* [Given instruction]: Set all the material down again unchanged, without the pictures.
** start of Dataset excerpt **
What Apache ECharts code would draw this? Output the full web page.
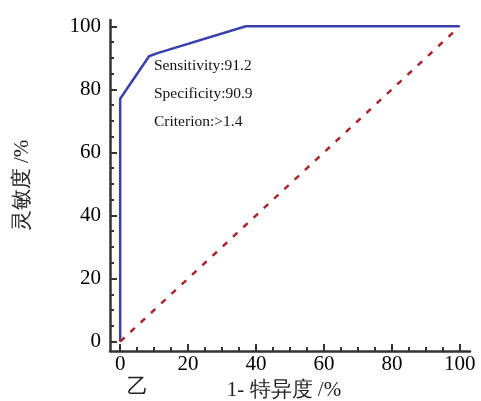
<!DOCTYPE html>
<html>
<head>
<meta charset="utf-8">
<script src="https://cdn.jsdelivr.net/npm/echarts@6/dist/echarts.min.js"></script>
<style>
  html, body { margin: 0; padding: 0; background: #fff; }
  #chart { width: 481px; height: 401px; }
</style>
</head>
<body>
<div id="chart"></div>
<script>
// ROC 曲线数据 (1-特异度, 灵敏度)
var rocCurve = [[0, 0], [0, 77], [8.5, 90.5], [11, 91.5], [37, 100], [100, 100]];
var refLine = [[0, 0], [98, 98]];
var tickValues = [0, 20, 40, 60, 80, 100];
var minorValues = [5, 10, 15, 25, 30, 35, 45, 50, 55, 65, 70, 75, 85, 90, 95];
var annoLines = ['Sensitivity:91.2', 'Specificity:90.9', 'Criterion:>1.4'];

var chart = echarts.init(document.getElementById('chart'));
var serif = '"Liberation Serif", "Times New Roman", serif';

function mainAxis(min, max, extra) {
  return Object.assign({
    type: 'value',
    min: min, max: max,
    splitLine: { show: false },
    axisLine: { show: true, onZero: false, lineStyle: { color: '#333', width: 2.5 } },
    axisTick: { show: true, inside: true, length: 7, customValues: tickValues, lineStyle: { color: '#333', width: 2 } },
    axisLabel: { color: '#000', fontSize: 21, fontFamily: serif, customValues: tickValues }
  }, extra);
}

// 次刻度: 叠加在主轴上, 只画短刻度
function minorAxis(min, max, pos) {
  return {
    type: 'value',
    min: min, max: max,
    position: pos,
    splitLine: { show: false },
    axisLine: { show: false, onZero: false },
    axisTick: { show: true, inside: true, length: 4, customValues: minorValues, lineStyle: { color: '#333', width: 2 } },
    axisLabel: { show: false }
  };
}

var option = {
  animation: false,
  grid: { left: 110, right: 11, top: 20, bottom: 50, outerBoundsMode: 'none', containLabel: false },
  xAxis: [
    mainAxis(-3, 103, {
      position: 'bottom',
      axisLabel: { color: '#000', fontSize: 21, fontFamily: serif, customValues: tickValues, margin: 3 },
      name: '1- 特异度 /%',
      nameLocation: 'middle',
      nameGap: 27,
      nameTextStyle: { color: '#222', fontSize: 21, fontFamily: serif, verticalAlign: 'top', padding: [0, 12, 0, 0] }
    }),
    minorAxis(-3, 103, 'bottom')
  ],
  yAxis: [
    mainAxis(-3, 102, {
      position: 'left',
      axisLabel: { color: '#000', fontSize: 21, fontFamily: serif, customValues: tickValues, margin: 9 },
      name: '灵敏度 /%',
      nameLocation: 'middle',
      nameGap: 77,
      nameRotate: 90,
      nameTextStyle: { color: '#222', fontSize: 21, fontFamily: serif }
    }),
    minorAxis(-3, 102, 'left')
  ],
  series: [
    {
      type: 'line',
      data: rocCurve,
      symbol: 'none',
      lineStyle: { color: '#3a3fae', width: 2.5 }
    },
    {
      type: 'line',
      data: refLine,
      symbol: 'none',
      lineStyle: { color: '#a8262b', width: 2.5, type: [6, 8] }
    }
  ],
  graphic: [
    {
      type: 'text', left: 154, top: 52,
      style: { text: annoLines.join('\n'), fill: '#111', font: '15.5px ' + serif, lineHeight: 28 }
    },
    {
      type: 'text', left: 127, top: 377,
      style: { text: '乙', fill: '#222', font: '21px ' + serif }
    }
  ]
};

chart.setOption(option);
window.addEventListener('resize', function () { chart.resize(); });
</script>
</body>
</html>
** end of Dataset excerpt **
* [Task output]:
What Apache ECharts code would draw this? Output the full web page.
<!DOCTYPE html>
<html>
<head>
<meta charset="utf-8">
<script src="https://cdn.jsdelivr.net/npm/echarts@6/dist/echarts.min.js"></script>
<style>
  html, body { margin: 0; padding: 0; background: #fff; }
  #chart { width: 481px; height: 401px; }
</style>
</head>
<body>
<div id="chart"></div>
<script>
// ROC 曲线数据 (1-特异度, 灵敏度)
var rocCurve = [[0, 0], [0, 77], [8.5, 90.5], [11, 91.5], [37, 100], [100, 100]];
var refLine = [[0, 0], [98, 98]];
var tickValues = [0, 20, 40, 60, 80, 100];
var minorValues = [5, 10, 15, 25, 30, 35, 45, 50, 55, 65, 70, 75, 85, 90, 95];
var annoLines = ['Sensitivity:91.2', 'Specificity:90.9', 'Criterion:>1.4'];

var chart = echarts.init(document.getElementById('chart'));
var serif = '"Liberation Serif", "Times New Roman", serif';

function mainAxis(min, max, extra) {
  return Object.assign({
    type: 'value',
    min: min, max: max,
    splitLine: { show: false },
    axisLine: { show: true, onZero: false, lineStyle: { color: '#333', width: 2.5 } },
    axisTick: { show: true, inside: true, length: 7, customValues: tickValues, lineStyle: { color: '#333', width: 2 } },
    axisLabel: { color: '#000', fontSize: 21, fontFamily: serif, customValues: tickValues }
  }, extra);
}

// 次刻度: 叠加在主轴上, 只画短刻度
function minorAxis(min, max, pos) {
  return {
    type: 'value',
    min: min, max: max,
    position: pos,
    splitLine: { show: false },
    axisLine: { show: false, onZero: false },
    axisTick: { show: true, inside: true, length: 4, customValues: minorValues, lineStyle: { color: '#333', width: 2 } },
    axisLabel: { show: false }
  };
}

var option = {
  animation: false,
  grid: { left: 110, right: 11, top: 20, bottom: 50, outerBoundsMode: 'none', containLabel: false },
  xAxis: [
    mainAxis(-3, 103, {
      position: 'bottom',
      axisLabel: { color: '#000', fontSize: 21, fontFamily: serif, customValues: tickValues, margin: 3 },
      name: '1- 特异度 /%',
      nameLocation: 'middle',
      nameGap: 27,
      nameTextStyle: { color: '#222', fontSize: 21, fontFamily: serif, verticalAlign: 'top', padding: [0, 12, 0, 0] }
    }),
    minorAxis(-3, 103, 'bottom')
  ],
  yAxis: [
    mainAxis(-3, 102, {
      position: 'left',
      axisLabel: { color: '#000', fontSize: 21, fontFamily: serif, customValues: tickValues, margin: 9 },
      name: '灵敏度 /%',
      nameLocation: 'middle',
      nameGap: 77,
      nameRotate: 90,
      nameTextStyle: { color: '#222', fontSize: 21, fontFamily: serif }
    }),
    minorAxis(-3, 102, 'left')
  ],
  series: [
    {
      type: 'line',
      data: rocCurve,
      symbol: 'none',
      lineStyle: { color: '#3a3fae', width: 2.5 }
    },
    {
      type: 'line',
      data: refLine,
      symbol: 'none',
      lineStyle: { color: '#a8262b', width: 2.5, type: [6, 8] }
    }
  ],
  graphic: [
    {
      type: 'text', left: 154, top: 52,
      style: { text: annoLines.join('\n'), fill: '#111', font: '15.5px ' + serif, lineHeight: 28 }
    },
    {
      type: 'text', left: 127, top: 377,
      style: { text: '乙', fill: '#222', font: '21px ' + serif }
    }
  ]
};

chart.setOption(option);
window.addEventListener('resize', function () { chart.resize(); });
</script>
</body>
</html>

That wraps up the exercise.